Prep 30 mins
Cook 1 hr
I like all well seasoned food so I guess that is what attracted me to this recipe.
- 8 medium bell peppers (Green Variety)
- 2 tablespoons oil
- 1 lb ground beef
- 1 cup chopped onion
- 3⁄4 teaspoon minced garlic
- 1⁄2 teaspoon dried thyme
- 3⁄4 teaspoon salt
- 1⁄2 teaspoon black pepper
- 1⁄2 teaspoon basil
- 1⁄8 teaspoon ground cayenne pepper
- 1 (1 lb) can whole canned tomatoes, drained
- 2 tablespoons Worcestershire sauce
- 2 cups cooked rice
- 1 cup grated cheddar cheese
- 1⁄3 cup grated parmesan cheese
- Cut off and discard the top fourth of the bell peppers.
- Remove the seeds and membrane.
- Place peppers upright in 1/3 to 1/2 inch salted water in heavy pot.
- Bring water to a boil and cover tightly, then lower flame and cook for exactly 5 minutes.
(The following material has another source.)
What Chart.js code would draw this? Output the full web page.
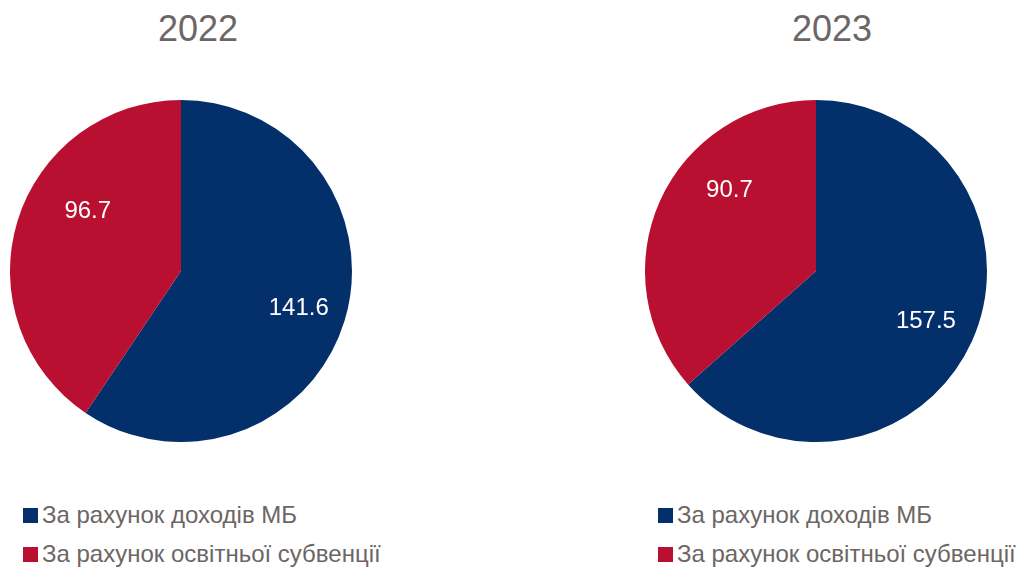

- Remove peppers, drain thoroughly and set aside while preparing the stuffing.
- In large heavy pot heat oil and saute the ground beef and onions until brown.
- Add garlic, thyme, salt, black pepper, basil and red pepper.
- Cook on low for 5 minutes.
- Add drained tomatoes and cook 2-3 minutes breaking up tomatoes.
- Add cooked rice and worcestershire, mixing well.
- Cover and simmer for 10 minutes.
- Remove from heat and add cheeses.
- Stuff peppers and bake at 350 degrees, uncovered, for 20-30 minutes or until lightly brown.
Flavor was good, not too difficult to prepare. These were my first stuffed peppers and to me it was just TOO much pepper for me, I dumped the second one out and only ate the filling.
Hello there! :) I made this last night for dinner. It was a huge hit! I have to say, I forgot to use the Worcestershire sauce and parm cheese. That wasn't intentional, since I had both. I think I was just in a hurry. Parsley cut her peppers length-wise, so did I. I have done that for a couple years now. For me, they are easier to serve that way. I cooked my rice in beef broth, with a little garlic powder and italian seasoning. After that was done, I added chopped stewed tomatoes, since that was all I had on hand, and a bit of tomato sauce.. not much though. Something else, I didn't cook my peppers before hand. After I stuff them, I like to add some water (about 3/4 of an inch from the bottom). It seems to cook the peppers more evenly. I added a bit of cheddar cheese to the top of the peppers about 5 minutes before they came out of the oven. On the side, were roasted potato slices. Thank you so much for the yummy recipe. Next time I make it, I'll make sure to add the things I forgot to include.
I didn't have meat on hand so I used TVP soaked in beef broth, it still turned out very well. This was really great, and I'm not usually a stuffed pepper fan... I came looking for a recipe that didn't involve tomato paste and sugar, and this was excellent.